- _PROMPT_
Omit all pictures. Copy the rest of the material exactly.

- _DATA SHOWN_
------------------------------------------------
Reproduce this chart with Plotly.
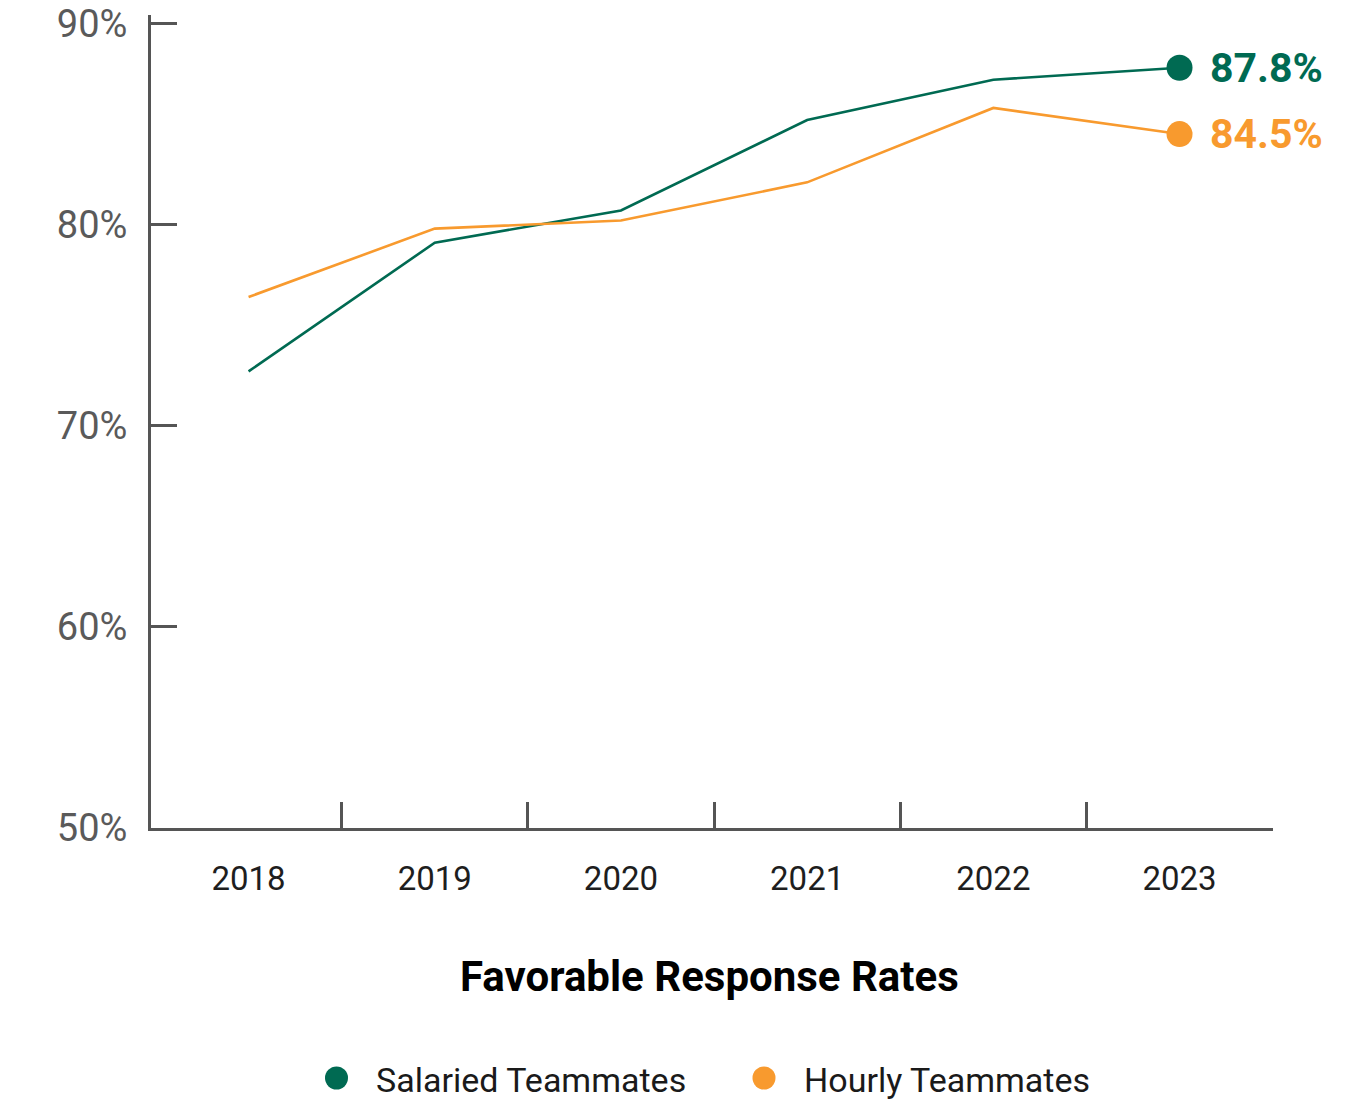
import plotly.graph_objects as go

# Survey results: share of favorable responses by year
years = [2018, 2019, 2020, 2021, 2022, 2023]
salaried = [72.7, 79.1, 80.7, 85.2, 87.2, 87.8]
hourly = [76.4, 79.8, 80.2, 82.1, 85.8, 84.5]
series_names = ["Salaried Teammates", "Hourly Teammates"]
y_ticks = [50, 60, 70, 80, 90]
y_tick_labels = ["50%", "60%", "70%", "80%", "90%"]
chart_title = "Favorable Response Rates"

GREEN = "#006A52"
ORANGE = "#F89A2E"
AXIS = "#555555"

W, H = 1368, 1099
M_L, M_R, M_T, M_B = 151, 95, 15, 271
PLOT_W = W - M_L - M_R
PLOT_H = H - M_T - M_B


def px_x(px):
    """Pixel column -> paper x."""
    return (px - M_L) / PLOT_W


def px_y(py):
    """Pixel row -> paper y."""
    return (H - M_B - py) / PLOT_H


fig = go.Figure()

for name, vals, color in [(series_names[0], salaried, GREEN), (series_names[1], hourly, ORANGE)]:
    fig.add_trace(go.Scatter(
        x=years, y=vals, mode="lines", name=name,
        line=dict(color=color, width=2.6), showlegend=False,
        hoverinfo="skip",
    ))
    # highlighted latest value
    fig.add_trace(go.Scatter(
        x=[years[-1]], y=[vals[-1]], mode="markers", name=name,
        marker=dict(color=color, size=26), showlegend=False,
    ))
    fig.add_annotation(
        x=years[-1], y=vals[-1], xref="x", yref="y",
        text=f"{vals[-1]:.1f}%", showarrow=False,
        xanchor="left", yanchor="middle", xshift=28,
        font=dict(family="Roboto", size=41, color=color, weight="bold"),
    )

# boundaries between year columns carry the inside tick marks
boundaries = [(a + b) / 2 for a, b in zip(years, years[1:])]

fig.update_xaxes(
    range=[2017.476, 2023.502], automargin=False,
    tickmode="array", tickvals=years, ticktext=[str(y) for y in years],
    ticks="", showline=True, linewidth=3, linecolor=AXIS,
    showgrid=False, zeroline=False,
    tickfont=dict(family="Roboto", size=33, color="#1e1e1e"),
    ticklabelstandoff=19,
    minor=dict(tickmode="array", tickvals=boundaries, ticks="inside",
               ticklen=26, tickwidth=3, tickcolor=AXIS, showgrid=False),
)

fig.update_yaxes(
    range=[50, 90.42], automargin=False,
    tickmode="array", tickvals=y_ticks, ticktext=y_tick_labels,
    ticks="inside", ticklen=26, tickwidth=3, tickcolor=AXIS,
    showline=True, linewidth=3, linecolor=AXIS,
    showgrid=False, zeroline=False,
    tickfont=dict(family="Roboto", size=38, color="#5a5a5a"),
    ticklabelstandoff=13,
)

# title under the axis
fig.add_annotation(
    x=px_x(709.5), y=px_y(976), xref="paper", yref="paper",
    text=chart_title, showarrow=False, xanchor="center", yanchor="middle",
    font=dict(family="Roboto", size=42, color="#000000", weight="bold"),
)

# legend row
legend_items = [
    (series_names[0], GREEN, 336.5, 374),
    (series_names[1], ORANGE, 764, 802),
]
for name, color, cx, tx in legend_items:
    fig.add_shape(
        type="circle", xref="paper", yref="paper",
        xsizemode="pixel", ysizemode="pixel",
        xanchor=px_x(cx), yanchor=px_y(1078),
        x0=-11.5, x1=11.5, y0=-11.5, y1=11.5,
        fillcolor=color, line=dict(width=0),
    )
    fig.add_annotation(
        x=px_x(tx), y=px_y(1080), xref="paper", yref="paper",
        text=name, showarrow=False, xanchor="left", yanchor="middle",
        font=dict(family="Roboto", size=34, color="#1a1a1a"),
    )

fig.update_layout(
    width=W, height=H,
    margin=dict(l=M_L, r=M_R, t=M_T, b=M_B, pad=0, autoexpand=False),
    plot_bgcolor="white", paper_bgcolor="white",
    showlegend=False,
)

fig.write_html("out.html")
------------------------------------------------
- _WRITTEN RESPONSE_
Reproduce this chart with Plotly.
import plotly.graph_objects as go

# Survey results: share of favorable responses by year
years = [2018, 2019, 2020, 2021, 2022, 2023]
salaried = [72.7, 79.1, 80.7, 85.2, 87.2, 87.8]
hourly = [76.4, 79.8, 80.2, 82.1, 85.8, 84.5]
series_names = ["Salaried Teammates", "Hourly Teammates"]
y_ticks = [50, 60, 70, 80, 90]
y_tick_labels = ["50%", "60%", "70%", "80%", "90%"]
chart_title = "Favorable Response Rates"

GREEN = "#006A52"
ORANGE = "#F89A2E"
AXIS = "#555555"

W, H = 1368, 1099
M_L, M_R, M_T, M_B = 151, 95, 15, 271
PLOT_W = W - M_L - M_R
PLOT_H = H - M_T - M_B


def px_x(px):
    """Pixel column -> paper x."""
    return (px - M_L) / PLOT_W


def px_y(py):
    """Pixel row -> paper y."""
    return (H - M_B - py) / PLOT_H


fig = go.Figure()

for name, vals, color in [(series_names[0], salaried, GREEN), (series_names[1], hourly, ORANGE)]:
    fig.add_trace(go.Scatter(
        x=years, y=vals, mode="lines", name=name,
        line=dict(color=color, width=2.6), showlegend=False,
        hoverinfo="skip",
    ))
    # highlighted latest value
    fig.add_trace(go.Scatter(
        x=[years[-1]], y=[vals[-1]], mode="markers", name=name,
        marker=dict(color=color, size=26), showlegend=False,
    ))
    fig.add_annotation(
        x=years[-1], y=vals[-1], xref="x", yref="y",
        text=f"{vals[-1]:.1f}%", showarrow=False,
        xanchor="left", yanchor="middle", xshift=28,
        font=dict(family="Roboto", size=41, color=color, weight="bold"),
    )

# boundaries between year columns carry the inside tick marks
boundaries = [(a + b) / 2 for a, b in zip(years, years[1:])]

fig.update_xaxes(
    range=[2017.476, 2023.502], automargin=False,
    tickmode="array", tickvals=years, ticktext=[str(y) for y in years],
    ticks="", showline=True, linewidth=3, linecolor=AXIS,
    showgrid=False, zeroline=False,
    tickfont=dict(family="Roboto", size=33, color="#1e1e1e"),
    ticklabelstandoff=19,
    minor=dict(tickmode="array", tickvals=boundaries, ticks="inside",
               ticklen=26, tickwidth=3, tickcolor=AXIS, showgrid=False),
)

fig.update_yaxes(
    range=[50, 90.42], automargin=False,
    tickmode="array", tickvals=y_ticks, ticktext=y_tick_labels,
    ticks="inside", ticklen=26, tickwidth=3, tickcolor=AXIS,
    showline=True, linewidth=3, linecolor=AXIS,
    showgrid=False, zeroline=False,
    tickfont=dict(family="Roboto", size=38, color="#5a5a5a"),
    ticklabelstandoff=13,
)

# title under the axis
fig.add_annotation(
    x=px_x(709.5), y=px_y(976), xref="paper", yref="paper",
    text=chart_title, showarrow=False, xanchor="center", yanchor="middle",
    font=dict(family="Roboto", size=42, color="#000000", weight="bold"),
)

# legend row
legend_items = [
    (series_names[0], GREEN, 336.5, 374),
    (series_names[1], ORANGE, 764, 802),
]
for name, color, cx, tx in legend_items:
    fig.add_shape(
        type="circle", xref="paper", yref="paper",
        xsizemode="pixel", ysizemode="pixel",
        xanchor=px_x(cx), yanchor=px_y(1078),
        x0=-11.5, x1=11.5, y0=-11.5, y1=11.5,
        fillcolor=color, line=dict(width=0),
    )
    fig.add_annotation(
        x=px_x(tx), y=px_y(1080), xref="paper", yref="paper",
        text=name, showarrow=False, xanchor="left", yanchor="middle",
        font=dict(family="Roboto", size=34, color="#1a1a1a"),
    )

fig.update_layout(
    width=W, height=H,
    margin=dict(l=M_L, r=M_R, t=M_T, b=M_B, pad=0, autoexpand=False),
    plot_bgcolor="white", paper_bgcolor="white",
    showlegend=False,
)

fig.write_html("out.html")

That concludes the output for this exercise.